One of the defining features of the Paris Agreement is a ‘ratchet mechanism’ – a five-yearly review of global progress towards the Agreement’s temperature, adaptation and finance goals known as the ‘Global Stocktake’. Without singling out any individual country, this is intended to encourage a stepping up of ambition as expressed in the Nationally Determined Contributions (NDCs).
The Technical Dialogue phase of the stocktake, relying heavily on underlying science, including recent IPCC reports, concluded earlier in 2023. The first Global Stocktake itself will conclude with a political output at COP28 in Dubai.
More action needed
So, what did the report of the Technical Dialogue conclude? The first overarching conclusion is that the Paris Agreement has signalled the urgency of responding to the climate crisis and, more optimistically, has driven near-universal climate action, including goal setting.
However, governments still need to support system transformations that mainstream low greenhouse gas (GHG) emissions development. While these transformations open up many opportunities, focusing on inclusion and equity can increase ambition and support rapid, but potentially disruptive, changes.
Reflecting the Paris Agreement goals, the Technical Dialogue report focuses on climate change mitigation, adaptation and means of implementation including, specifically, finance. For the energy sector, the mitigation findings are critical. But it is also important to see mitigation in the context of all three interlocking Paris goals. If the principles of inclusion and equity are to be followed, progress on any one of the goals depends on progress on them all.
The mitigation findings draw heavily on the IPCC Seventh Cycle Synthesis Report, approved in March 2023. To quote: ‘Global emissions are not in line with modelled global mitigation pathways consistent with the temperature goal of the Paris Agreement, and there is a rapidly narrowing window to raise ambition and implement existing commitments in order to limit warming to 1.5°C above pre-industrial levels’.
More ambition in action and support is needed in implementing domestic mitigation measures and setting more ambitious targets in order to reduce global GHG emissions by 43% by 2030 and further by 60% by 2035 compared with 2019 levels and reach net zero CO2 emissions by 2050 globally. This would need system transformations across all sectors, including scaling up renewable energy while phasing out all unabated fossil fuels, reducing non-CO2 emissions, such as methane from fossil fuel systems, and implementing both supply- and demand-side measures.
The Technical Dialogue report also flags the importance of economic diversification and ‘just transitions’ to support more robust and equitable mitigation outcomes, tailored to specific contexts and circumstances.
The language of the Technical Dialogue report is measured, but is quite explicit about two gaps. The ‘emissions gap’ measures the divergence between NDCs and what would be required to meet the long-term temperature goal in the Paris Agreement, while the ‘implementation gap’ measures how much current policies and actions fall short of reaching stated targets and pledges. In both respects, there is much to be done to bridge action and aspiration.
A political issue
The Technical Dialogue was the first step in the Global Stocktake. We have now entered the political phase, and it remains to be seen what conclusions will be reached at COP28.

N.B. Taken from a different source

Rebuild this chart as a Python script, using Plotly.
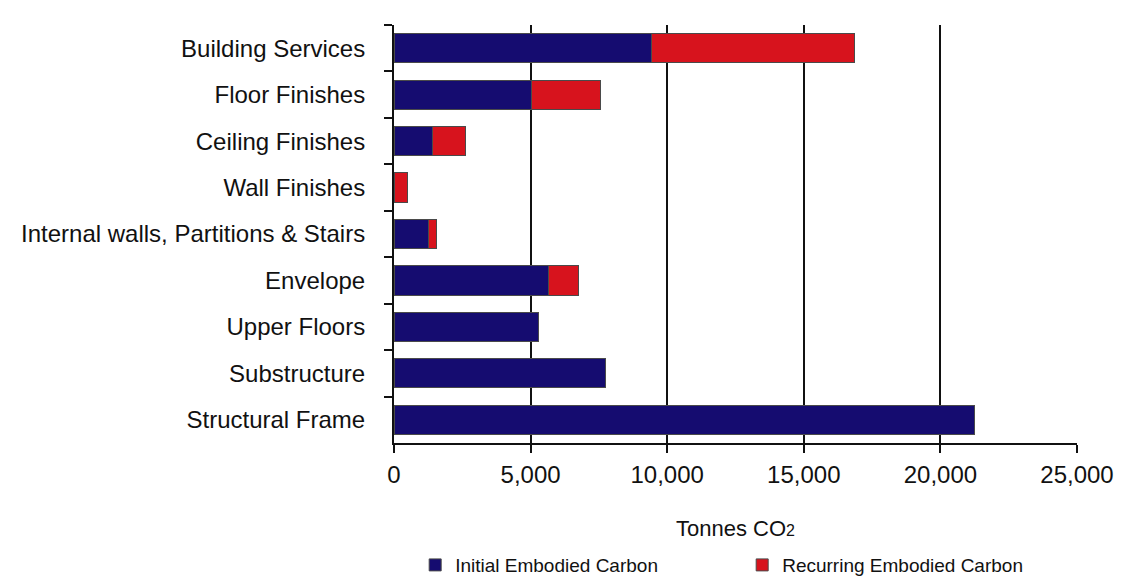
import plotly.graph_objects as go

categories = ["Building Services", "Floor Finishes", "Ceiling Finishes", "Wall Finishes",
              "Internal walls, Partitions & Stairs", "Envelope", "Upper Floors",
              "Substructure", "Structural Frame"]
initial = [9430, 5040, 1415, 0, 1255, 5650, 5280, 7735, 21250]
recurring = [7440, 2525, 1210, 500, 305, 1095, 0, 0, 0]
x_ticks = [0, 5000, 10000, 15000, 20000, 25000]

BLUE = "#150c70"
RED = "#d7131d"
FONT = "Liberation Sans, Arial, sans-serif"

fig = go.Figure()
fig.add_trace(go.Bar(y=categories, x=initial, orientation="h", name="Initial Embodied Carbon",
                     marker=dict(color=BLUE, line=dict(color="#4a4a4a", width=1))))
fig.add_trace(go.Bar(y=categories, x=recurring, orientation="h", name="Recurring Embodied Carbon",
                     marker=dict(color=RED, line=dict(color="#4a4a4a", width=1))))

fig.update_layout(
    barmode="stack",
    bargap=0.37,
    width=1134, height=576,
    margin=dict(l=386, r=65, t=17, b=141, autoexpand=False),
    paper_bgcolor="white", plot_bgcolor="white",
    font=dict(family=FONT, color="#111", size=24),
    showlegend=True,
    legend=dict(orientation="h", x=0.031, xanchor="left", y=-0.292, yanchor="middle",
                font=dict(size=19, color="#111"), entrywidth=282, traceorder="normal"),
    xaxis=dict(range=[0, 25000], tickvals=x_ticks, tickformat=",", showgrid=True,
               gridcolor="#111", gridwidth=2, zeroline=False, showline=True, linecolor="#111",
               linewidth=2, ticks="outside", ticklen=8, tickwidth=2, tickcolor="#111",
               tickfont=dict(size=24), ticklabelstandoff=1,
               title=dict(text="Tonnes CO<span style='font-size:16px'>2</span>", font=dict(size=22), standoff=34)),
    yaxis=dict(categoryorder="array", categoryarray=categories, autorange="reversed",
               showgrid=False, zeroline=False, showline=True, linecolor="#111", linewidth=2,
               ticks="outside", tickson="boundaries", ticklen=8, tickwidth=2, tickcolor="#111",
               tickfont=dict(size=24), ticklabelstandoff=22),
)

fig.write_html("out.html")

However, the United Nations Framework Convention on Climate Change (UNFCCC) has already published a synthesis of government views. Some of the strongest consensus is on the role of science. The best available science needs to be recognised, and the IPCC is called out in multiple places. There are calls for the IPCC to address specific topics, including tipping points in the climate system; pathways on reduction of unabated coal use by 75% from 2019 levels by 2030; socio-economic costs, conditions, needs and implications of the Paris long-term temperature goal; and the global goal on adaptation.
These are all possible invitations or requests, and they may not all appear in the final stocktake output. Indeed, the IPCC would struggle to undertake all of these tasks given current procedures and ways of working. But they do illustrate the importance attached to the scientific underpinnings for climate action.
We have now entered the political phase, and it remains to be seen what conclusions will be reached at COP28.
Given the persistent reference to the ‘best available science’, the IPCC has been set a challenge for its Seventh Cycle, which began in July this year. IPCC member governments decided that the cycle would last between five to seven years, covering the second Global Stocktake in 2028 and, potentially, the target date of 2030 for the 17 UN Sustainable Development Goals.
There have been two clear signals coming from the UNFCCC and governments. IPCC reports should reflect the 2020s as being the ‘decade of action’, and some IPCC products should be available to inform the second Global Stocktake. Decisions about the shape of the coming cycle will be made in early 2024.
But whatever decisions are made, the challenge for the IPCC to provide the best available science in a timely and policy relevant manner is clear.
The views and opinions expressed in this article are strictly those of the author only and are not necessarily given or endorsed by or on behalf of the Energy Institute.